In February this year Barclays Bank agued that the cost of enabling account portability "would be prohibitive" and ultimately outweigh any benefits.
"Implementing account number portability would require an overhaul of every payment system together with all banks having to change their accounting systems and delivery channels," it argued.
Forced upgrades
In a new report, Gartner examined a series of government proposals that may impact banking IT systems across the Asia Pacific region.
While Australia’s carbon tax debate is yet to be settled, should it proceed, banks will likely be forced to “overhaul and upgrade” high-emission data centres and operations, according to Gartner.

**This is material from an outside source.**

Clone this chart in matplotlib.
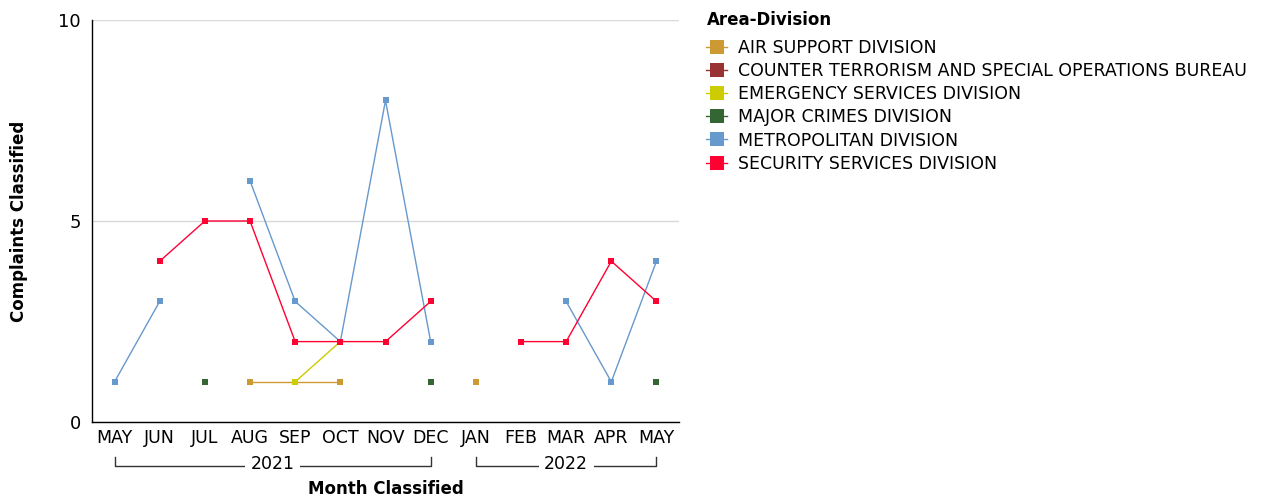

“It is estimated that data centres across the world currently account for 1.5 percent of all emissions, a level on par with the airline industry," the analyst firm noted.
The significant level of emissions is swaying IT professionals to consider investing in low-power consumption devices and tools, to pre-emptively address raised power costs following the carbon tax".
Similar changes to the IT operations of New Zealand’s banks were expected, the largest four of which were owned by Australian banks anyway.
The Federal Government’s proposals to improve mortgage and credit card transparency would result in multiple business process changes, which could translate into technology upgrades, the analyst firm notes.
The new rules would compel financial institutions to explain to credit card customers how long it would take to paid down a credit card on minimum monthly repayments, affecting CRM systems and reporting tools, as well as credit risk analysis systems.